Romero, hoy, de algún modo guía la larga lista de los nuevos mártires del siglo XX. Por el resto, comprimió toda la enseñanza del Vaticano II en la perspectiva del martirio. A menudo afirmaba que el concilio pedía a los cristianos de hoy que fueran mártires. Así lo explicó en la homilía en el funeral de un sacerdote suyo asesinado por los escuadrones de la muerte: «No todos, afirma el concilio Vaticano II, tendrán el honor de dar su sangre física, de ser asesinados por la fe, pero Dios pide a todos los que creen en él el espíritu del martirio, es decir, todos debemos estar dispuestos a morir por nuestra fe, incluso si el Señor no nos concede este honor; nosotros, sí, estamos disponibles, de manera que, cuando llegue nuestra hora de rendir cuentas, podamos decir: «Señor, yo estaba dispuesto a dar mi vida por ti. Y la di». Porque dar la vida no significa solo ser asesinados; dar la vida, tener espíritu de martirio es dar en el deber, en el silencio, en la oración, en el cumplimiento honesto del deber; en ese silencio de la vida cotidiana; ¿dar la vida poco a poco? Como la da una madre, que sin temor, con la sencillez del martirio materno, da a luz, amamanta, educa y atiende con cariño a su hijo. Es dar la vida…» Y pocos meses antes de la muerte, de visita en Roma, anota en su diario: «Esta mañana he ido nuevamente a la basílica de San Pedro y, ante los altares, que amo mucho, de san Pedro y de sus sucesores actuales de este siglo, he pedido de forma insistente el don de la fidelidad a mi fe cristiana y el valor, si fuera necesario, de morir como murieron todos estos mártires o de vivir consagrando mi vida como la consagraron los sucesores modernos de Pedro».

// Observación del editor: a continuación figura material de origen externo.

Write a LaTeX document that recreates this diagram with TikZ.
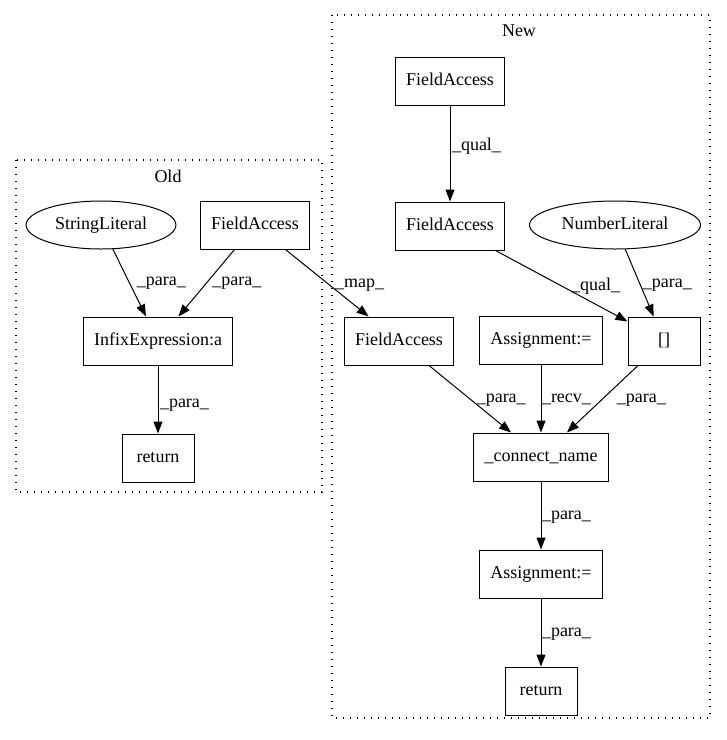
\documentclass[tikz,border=0pt]{standalone}
\usepackage{fontspec}
\setmainfont{Liberation Serif}
\usetikzlibrary{shapes.geometric, arrows.meta, positioning}
\tikzset{
  box/.style={rectangle, draw=black, line width=1pt, minimum width=72pt,
              minimum height=48pt, inner xsep=11pt, text height=12pt, text depth=4pt,
              font=\fontsize{18}{20}\selectfont},
  oval/.style={ellipse, draw=black, line width=1pt, minimum height=48pt,
               inner xsep=7pt, inner ysep=0pt, text height=12pt, text depth=4pt,
               font=\fontsize{18}{20}\selectfont},
  arrow/.style={-{Triangle[length=12pt, width=9pt]}, line width=1pt},
  elabel/.style={anchor=west, inner sep=0pt, font=\fontsize{18}{20}\selectfont},
  cluster/.style={draw=black, line width=1.3pt, dash pattern=on 1.3pt off 5.7pt},
  title/.style={inner sep=0pt, font=\fontsize{18}{20}\selectfont},
}

\begin{document}
\begin{tikzpicture}[x=1pt, y=-1pt]
  \useasboundingbox (0,0) rectangle (727,740);

  % clusters
  \draw[cluster] (16,160) rectangle (322,492);
  \draw[cluster] (332,15) rectangle (710,718);
  \node[title] (oldtitle) at (168,176) {Old};
  \node[title] (newtitle) at (519,31) {New};

  % old
  \node[oval] (strlit) at (101,225) {StringLiteral};
  \node[box]  (faold)  at (255,225) {FieldAccess};
  \node[box]  (infix)  at (158,341) {InfixExpression:a};
  \node[box, below=68pt of infix] (retold) {return};

  % new
  \node[box] (fatop) at (450,81) {FieldAccess};
  \node[box, below=96pt of fatop] (famid) {FieldAccess};
  \node[oval] (numlit) at (615,225) {NumberLiteral};
  \node[box] (fanew) at (399,341) {FieldAccess};
  \node[box] (index) at (664,341) {[]};
  \node[box] (conn)  at (541,457) {\_connect\_name};
  \node[box, above=68pt of conn] (asgtop) {Assignment:=};
  \node[box, below=68pt of conn] (asgbot) {Assignment:=};
  \node[box, below=68pt of asgbot] (retnew) {return};

  \draw[arrow] (strlit) -- node[elabel, pos=0.5, xshift=7pt] (l1) {\_para\_} (infix);
  \draw[arrow] (faold) -- node[elabel, pos=0.5, xshift=5.5pt] (l2) {\_para\_} (infix);
  \draw[arrow] (infix) -- node[elabel, pos=0.59, xshift=1.5pt] (l3) {\_para\_} (retold);
  \draw[arrow] (faold) -- node[elabel, pos=0.53, xshift=5pt] (l4) {\_map\_} (fanew);

  \draw[arrow] (fatop) -- node[elabel, pos=0.42, xshift=1.5pt] (l5) {\_qual\_} (famid);
  \draw[arrow] (famid) -- node[elabel, pos=0.5, xshift=9pt] (l6) {\_qual\_} (index);
  \draw[arrow] (numlit) -- node[elabel, pos=0.53, xshift=2pt] (l7) {\_para\_} (index);
  \draw[arrow] (fanew) -- node[elabel, pos=0.515, xshift=5pt] (l8) {\_para\_} (conn);
  \draw[arrow] (asgtop) -- node[elabel, pos=0.515, xshift=0.5pt] (l9) {\_recv\_} (conn);
  \draw[arrow] (index) -- node[elabel, pos=0.515, xshift=15pt] (l10) {\_para\_} (conn);
  \draw[arrow] (conn) -- node[elabel, pos=0.53, xshift=0.5pt] (l11) {\_para\_} (asgbot);
  \draw[arrow] (asgbot) -- node[elabel, pos=0.53, xshift=0.5pt] (l12) {\_para\_} (retnew);
\end{tikzpicture}
\end{document}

Romero escuchó el grito de los pobres y se hizo defensor pauperum, según la afirmación de la antigua tradición de los padres. Aceptó dar su vida para defender a su pueblo oprimido. Por eso fue asesinado en el altar. Mina García, una chica de 17 años, escribía a Romero una carta: «Monseñor, nunca antes de ahora me había dirigido a usted, pero ahora siento la necesidad de hacerlo para agradecerle profundamente por todos los esfuerzos que está haciendo para que los derechos y los deberes de todos nosotros sean respetados. Desde el humilde campesino tan lleno de bondad, de dolor, maltratado de forma tan cruel, hasta aquellos que sentimos su constante trabajo de cerca le digo “un eterno gracias”. Tengo 17 años, con muy poca experiencia en la vida, pero suficiente para expresarle a usted este dolor que siento al ver sufrir a mi patria y a mis hermanos… debemos convencernos de que la riqueza material no da ningún beneficio si está obtenida de manera egoísta como parece ser en nuestro país. Leyendo o escuchando sus homilías reconozco que usted nos muestra el camino abierto para nuestra salvación… pienso que la Virgen está trabajando mucho por nosotros, pero creo que lo que debe cambiar es nuestra actitud… espero firmemente que los niños puedan recibir un ejemplo más puro, que apunten hacia metas nobles y que puedan realizar. Creo que un anciano tiene derecho a llegar a su último día en plena tranquilidad. Espero que usted sienta que estoy a su lado… usted está con los pobres y sé que ellos y nosotros jóvenes somos una gran esperanza… vendrán días más difíciles, y en ellos deberá mantener la fe, la certeza de que Dios está con nosotros, y si usted está con nosotros, nada podrá estar en contra de nosotros». La canonización de Romero, que se ha dado mientras se desarrolla el sínodo de los jóvenes, confirma la fuerza de su testimonio también para las nuevas generaciones.